Elastic properties of amorphous and crystalline B_1-xC_x and boron at low temperatures

We present measurements of the internal friction (Q^-1) and speed of sound variation (δv/v_o) of amorphous boron (a-B) and amorphous B₉C (a-B₉C). The elastic properties of these materials, which can only be produced as thin films, are consistent with those of other amorphous solids measured to date and exhibit good agreement with the tunneling model (TM) of amorphous solids. The TM parameter P̄γ_t²/ρv_t² extracted from the elastic data has the same order of magnitude as that observed for all amorphous solids studied to date; a review will be presented. Using the results from the elastic measurements, we calculate the T² thermal conductivity A expected in the TM regime (7 ≤ 1 K) for a-B. The predicted thermal conductivity falls within the expected range for amorphous solids and agrees with the thermal conductivity of the crystalline icosahedral boride MB_68-δ (M=Y, Gd), which has been previously shown to exhibit glass-like excitations. We have also measured the internal friction and speed of sound variation of bulk polycrystalline c-B_1-xC_x at low temperatures (0.07 K < T < 10 K).
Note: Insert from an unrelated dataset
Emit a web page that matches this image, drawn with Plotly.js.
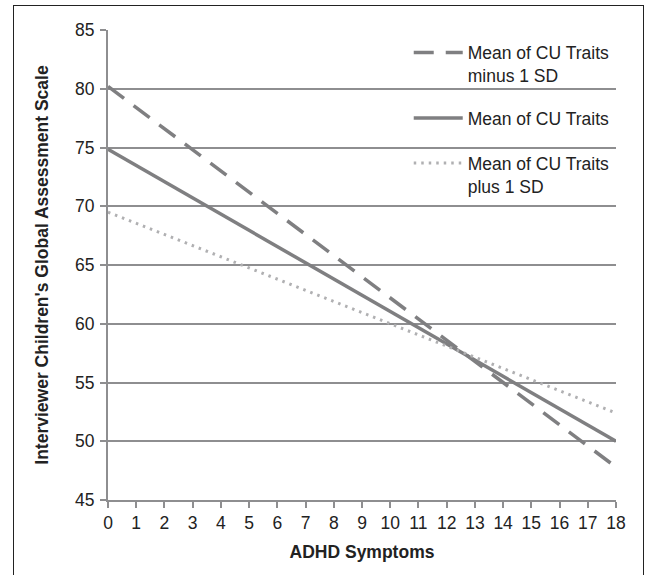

The elastic properties evolve towards the behavior characteristics of amorphous solids for increasingly carbon-deficient (x < 0.20) specimens. The magnitude of the internal friction for the most carbon-deficient crystalline c-B_1-xC_x sample (x = 0.1, c-B₉C) is comparable to that for a-B and a-B₉C, thereby confirming the inherent glass-like vibrational properties of carbon-deficient C-B_1-xC_x. Such behavior supports the glass-like character of carbon-deficient c-B_1-xC_x high temperature (T > 50 K) thermal transport reported previously and provides the first experimental evidence for the presence of two-level systems (TLS) in these crystalline solids. However, discrepancies with the tunneling model are present; the data for c-B_1-xC_x bear some similarity to those for amorphous metals in which electronic relaxation channels are active, although details are still unclear. Previous studies have shown that the TM quantity C = Pγ_t²/ρv_t² ("tunneling strength") is essentially independent of the material's shear modulus G = ρv_t² over a factor of ∼ 17. The elastic data presented in this work now extend the observed independence of the tunneling strength, C, over a factor of ∼ 70 in shear modulus.